Assignment #5
This assignment builds a regression tree for the amount spent by
customers who visit amazon.com and purchase an item in the video games
category. ( .JMP) The
following questions thus resemble those considered in class. In that
example, we built a regression tree for the amount spent on toys; only
the purchase type has changed. As in that example, amazon.com would
like to understand the demographic characteristics of customers; in
particular, it would like to know which segments of customers buy
heavily and which purchase relatively small amounts. It would also
like to learn whether customers coming from the various referring
sites are similar, or perhaps learn whether referrals from some sites
generate larger sales.
NOTE: Answer all the questions as briefly as you can. Unlike
previous exercises which emphases communication skills, the purpose of
this exercise is to expose you to trees.
- Extract the video game purchasers from the amazon_baskets.jmp
file. Place these in a separate file (which should have 545 rows).
From these 545, reserve a validation sample of 145 cases, leaving the
other 400 for estimation. Conclude this step by showing a comparison
of the amount spent on video games in the two samples; in particular,
are there significant differences in spending? Should there be?
- Construct a balanced tree having only 3 splits. As the
predictors, use all of the factors in the data file from Referring
Domain through Income (continuous). Allow the software to pick the
optimal split, but keep the tree balanced. Show the tree summary and
offer a brief interpretation.

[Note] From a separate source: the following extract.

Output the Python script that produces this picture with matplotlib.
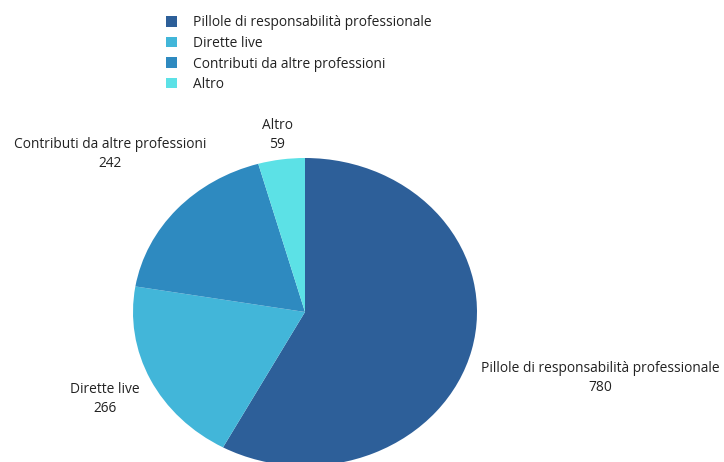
import matplotlib
matplotlib.use("Agg")
import matplotlib.pyplot as plt

categories = ["Pillole di responsabilità professionale", "Dirette live",
              "Contributi da altre professioni", "Altro"]
values = [780, 266, 242, 59]
colors = ["#2D5F99", "#42B6D9", "#2E8AC0", "#5CE1E6"]

plt.rcParams['font.family'] = ['Open Sans', 'DejaVu Sans']

W, H = 724, 462
fig = plt.figure(figsize=(W / 100, H / 100), dpi=100)
cx, cy, rx, ry = 305, 312, 172, 154
ax = fig.add_axes([(cx - rx) / W, (H - cy - ry) / H, 2 * rx / W, 2 * ry / H])
wedges, _ = ax.pie(values, colors=colors, startangle=90, counterclock=False,
                   radius=1, wedgeprops=dict(linewidth=0))
ax.set_aspect('auto')
ax.set_xlim(-1, 1)
ax.set_ylim(-1, 1)
ax.axis('off')

# label centres in pixel coordinates of the figure
label_pos = [(600, 378), (105, 399), (110, 154), (277, 135)]
for name, v, (px, py) in zip(categories, values, label_pos):
    fig.text(px / W, 1 - py / H, f"{name}\n{v}", ha='center', va='center',
             fontsize=9.9, color='#222222', linespacing=1.4)

leg = fig.legend(wedges, categories, loc='upper left',
                 bbox_to_anchor=(160.5 / W, 1 - 10 / H), frameon=False,
                 fontsize=9.9, handlelength=0.8, handleheight=0.8,
                 handletextpad=1.15, labelspacing=0.4, borderaxespad=0,
                 labelcolor='#222222')

fig.savefig("out.png", dpi=100)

Do the 3 splits look meaningful?
- Continuing from the balanced tree used in Q2, continue the
splitting by allowing the software to chose both how and where to
split. Continue until you believe the data no longer support further
splits. For the resulting tree
- Show the tree diagram,
- Offer a
brief interpretation of the meaning of this tree, noting particularly
the roles of demographic factors like age, income, and education
- Explain how you stopped the fitting process.
- Are the trees described in Q2 and Q3 calibrated? Show the
appropriate plots.
- Fit a regression model which is motivated by one of your trees
above. Do you like it better or worse than the original tree.
Last modified: Thu Dec 11 15:38:12 EST 2003